Twisted sheaves and $\mathrm{SU}(r) / \mathbb{Z}_r$ Vafa-Witten theory
Y. Jiang, M. Kool
TL;DR
The paper addresses a mathematical formulation of S-duality between $SU(r)$ and $SU(r)/\mathbb{Z}_r$ Vafa-Witten partition functions on smooth projective surfaces by employing Yoshioka's moduli of twisted sheaves and Chern characters twisted by a rational $B$-field. It develops a rigorous moduli framework with twisted Higgs pairs, establishes symmetric obstruction theories, and defines $\mathsf Z_{w}(q)$ for all Brauer classes, proving independence from choices in the prime rank setting. For $K3$ surfaces, it derives explicit closed forms and demonstrates that the $S$-duality relation holds as a modular transformation, incorporating flux-sum identities on the $K3$ lattice.

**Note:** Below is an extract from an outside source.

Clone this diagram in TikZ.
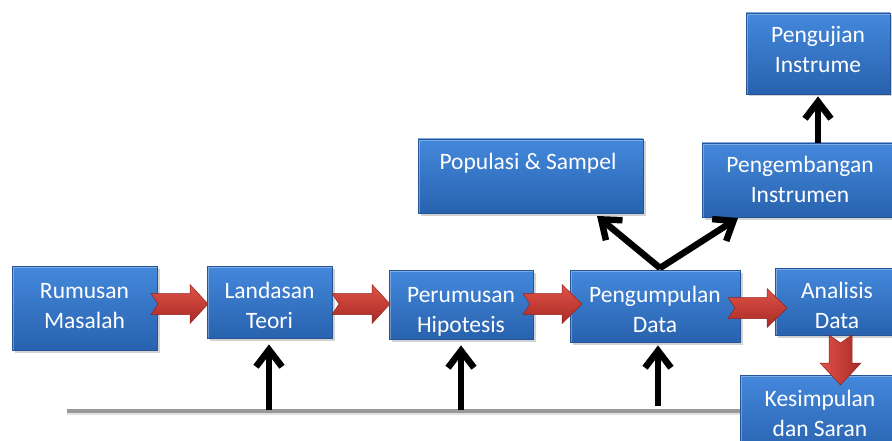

The results bridge physical S-duality with algebro-geometric constructions, providing a robust mathematical foundation for twisted Vafa-Witten invariants and their modular properties. The work highlights how Brauer-twisted moduli and B-field twists yield modular generating functions tied to Hilbert schemes and discriminant modular forms, with potential implications for broader geometric and physical contexts.
Abstract
The $\mathrm{SU}(r)$ Vafa-Witten partition function, which virtually counts Higgs pairs on a projective surface $S$, was mathematically defined by Tanaka-Thomas. On the Langlands dual side, the first-named author recently introduced virtual counts of Higgs pairs on $μ_r$-gerbes. In this paper, we instead use Yoshioka's moduli spaces of twisted sheaves. Using Chern character twisted by rational $B$-field, we give a new mathematical definition of the $\mathrm{SU}(r) / \mathbb{Z}_r$ Vafa-Witten partition function when $r$ is prime. Our definition uses the period-index theorem of de Jong. $S$-duality, a concept from physics, predicts that the $\mathrm{SU}(r)$ and $\mathrm{SU}(r) / \mathbb{Z}_r$ partitions functions are related by a modular transformation. We turn this into a mathematical conjecture, which we prove for all $K3$ surfaces and prime numbers $r$.